_What you have to do_
Reproduce nothing but the lines from the start of the material through the line that includes "(352,128) rectangle (537,388);", both ends included, and omit every picture.

_Supplied material_
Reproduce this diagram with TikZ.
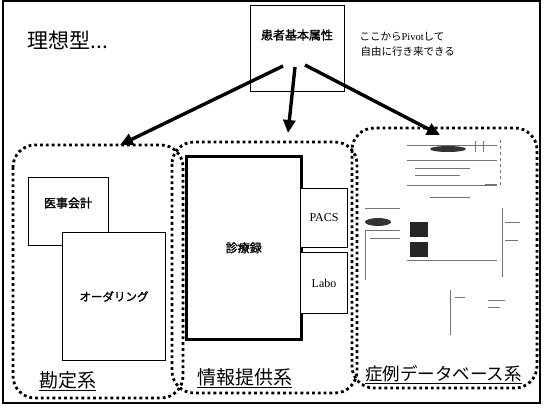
\documentclass[tikz,border=0pt]{standalone}
\usepackage{fontspec}
\setmainfont{Liberation Serif}
\newfontfamily\cjk{Noto Sans CJK JP}
\newfontfamily\cjkb{Noto Sans CJK JP}[FakeBold=1.6]
\usetikzlibrary{arrows.meta}
\begin{document}
\begin{tikzpicture}[x=1pt,y=-1pt,
  region/.style={line width=2.8pt,dash pattern=on 2.8pt off 3pt,rounded corners=22pt},
  sysbox/.style={draw,line width=1pt,fill=white,inner sep=0pt},
  bigarrow/.style={line width=3.4pt,-{Triangle[length=13pt,width=12pt]}},
  lbl/.style={font=\cjk\fontsize{19}{21}\selectfont,inner sep=1pt},
  shot/.style={draw=black!55,line width=0.6pt},
]
\useasboundingbox (0,0) rectangle (544,409);
\fill[white] (0,0) rectangle (544,409);
\draw[line width=1.4pt] (3,1) rectangle (540,403);

% title
\node[font=\cjk\fontsize{21}{23}\selectfont,anchor=west] (title) at (24,40) {理想型...};

% patient box
\node[draw,line width=1.4pt,minimum width=94pt,minimum height=86pt,anchor=north west,inner sep=0pt] (pat) at (250,5) {};
\node[font=\cjkb\fontsize{12}{14}\selectfont] (patt) at (297,35) {患者基本属性};
\node[font=\cjk\fontsize{10.5}{15}\selectfont,align=left,anchor=west] (note) at (356,44) {ここから{\rmfamily Pivot}して\\\kern1pt 自由に行き来できる};

% regions
\draw[region] (13,145) rectangle (183,398);
\draw[region] (172,142) rectangle (357,393);
\draw[region] (352,128) rectangle (537,388);

% left system boxes
\node[sysbox,minimum width=80pt,minimum height=68pt,anchor=north west] (iji) at (28,177) {};
\node[font=\cjkb\fontsize{12}{14}\selectfont] (ijit) at (68,203) {医事会計};
\node[sysbox,minimum width=103pt,minimum height=128pt,anchor=north west,font=\cjkb\fontsize{11.5}{13}\selectfont] (order) at (62,232) {オーダリング};

% middle
\node[sysbox,line width=2.6pt,minimum width=115pt,minimum height=183pt,anchor=north west,font=\cjkb\fontsize{12}{14}\selectfont] (shin) at (185,155) {診療録};
\node[sysbox,minimum width=47pt,minimum height=59pt,anchor=north west,font=\fontsize{12}{14}\selectfont] (pacs) at (300,188) {PACS};
\node[sysbox,minimum width=47pt,minimum height=61pt,anchor=north west,font=\fontsize{12}{14}\selectfont] (labo) at (300,252) {Labo};

% screenshot (faint)
\draw[shot] (407,145) -- (497,145);
\fill[black!80] (448,149) ellipse (18pt and 3pt);
\draw[shot] (475,141) -- (475,152);
\draw[shot] (483,141) -- (483,152);
\draw[shot] (407,160) -- (497,160);
\draw[shot] (415,168) -- (470,168);
\draw[shot] (415,175) -- (460,175);
\draw[shot] (407,185) -- (497,185);
\draw[shot,line width=1.2pt] (485,185) -- (497,185);
\draw[shot,dashed] (500,140) -- (500,185);
\draw[shot] (430,197) -- (470,197);
\draw[shot] (365,208) -- (400,208);
\fill[black!80] (378,222) ellipse (13pt and 4pt);
\draw[shot] (365,230) -- (400,230);
\draw[shot] (365,230) -- (365,280);
\draw[shot] (370,238) -- (400,238);
\fill[black!85] (410,222) rectangle (428,237);
\fill[black!85] (410,242) rectangle (428,257);
\draw[shot] (407,260) -- (497,260);
\draw[shot] (502,208) -- (502,277);
\draw[shot] (505,222) -- (520,222);
\draw[shot] (505,240) -- (518,240);
\draw[shot] (450,290) -- (450,335);
\draw[shot] (488,300) -- (505,300);
\draw[shot] (488,307) -- (500,307);
\draw[shot] (455,297) -- (465,297);

% region labels
\node[lbl,anchor=west] (kan) at (38,381) {\underline{勘定系}};
\node[lbl,anchor=west] (joho) at (196,378) {\underline{情報提供系}};
\node[lbl,font=\cjk\fontsize{17.5}{20}\selectfont,anchor=west] (shorei) at (364,375) {\underline{症例データベース系}};

% arrows
\coordinate (s1) at (283,66);
\coordinate (s2) at (295,67);
\coordinate (s3) at (305,65);
\coordinate (e1) at (120,145);
\coordinate (e2) at (288,133);
\coordinate (e3) at (440,135);
\draw[bigarrow] (s1) -- (e1);
\draw[bigarrow] (s2) -- (e2);
\draw[bigarrow] (s3) -- (e3);
\end{tikzpicture}
\end{document}
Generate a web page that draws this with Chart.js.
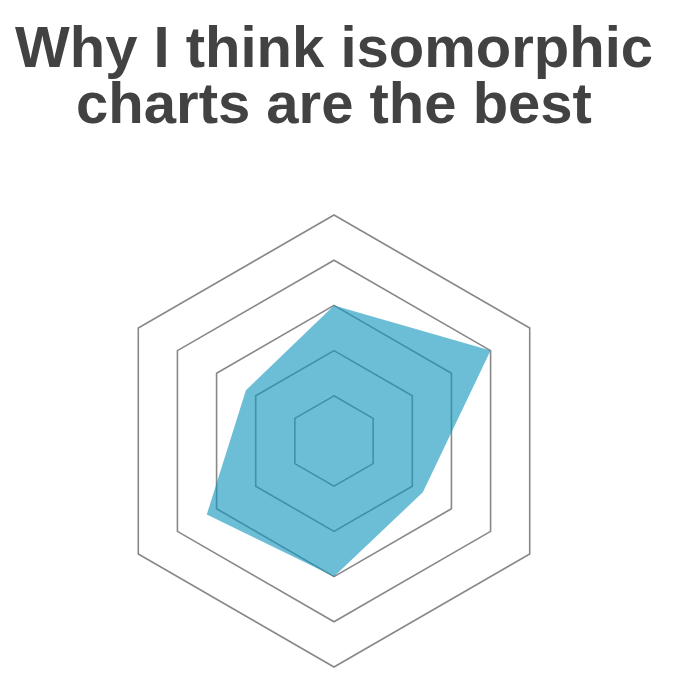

_Written solution_
Reproduce this diagram with TikZ.
\documentclass[tikz,border=0pt]{standalone}
\usepackage{fontspec}
\setmainfont{Liberation Serif}
\newfontfamily\cjk{Noto Sans CJK JP}
\newfontfamily\cjkb{Noto Sans CJK JP}[FakeBold=1.6]
\usetikzlibrary{arrows.meta}
\begin{document}
\begin{tikzpicture}[x=1pt,y=-1pt,
  region/.style={line width=2.8pt,dash pattern=on 2.8pt off 3pt,rounded corners=22pt},
  sysbox/.style={draw,line width=1pt,fill=white,inner sep=0pt},
  bigarrow/.style={line width=3.4pt,-{Triangle[length=13pt,width=12pt]}},
  lbl/.style={font=\cjk\fontsize{19}{21}\selectfont,inner sep=1pt},
  shot/.style={draw=black!55,line width=0.6pt},
]
\useasboundingbox (0,0) rectangle (544,409);
\fill[white] (0,0) rectangle (544,409);
\draw[line width=1.4pt] (3,1) rectangle (540,403);

% title
\node[font=\cjk\fontsize{21}{23}\selectfont,anchor=west] (title) at (24,40) {理想型...};

% patient box
\node[draw,line width=1.4pt,minimum width=94pt,minimum height=86pt,anchor=north west,inner sep=0pt] (pat) at (250,5) {};
\node[font=\cjkb\fontsize{12}{14}\selectfont] (patt) at (297,35) {患者基本属性};
\node[font=\cjk\fontsize{10.5}{15}\selectfont,align=left,anchor=west] (note) at (356,44) {ここから{\rmfamily Pivot}して\\\kern1pt 自由に行き来できる};

% regions
\draw[region] (13,145) rectangle (183,398);
\draw[region] (172,142) rectangle (357,393);
\draw[region] (352,128) rectangle (537,388);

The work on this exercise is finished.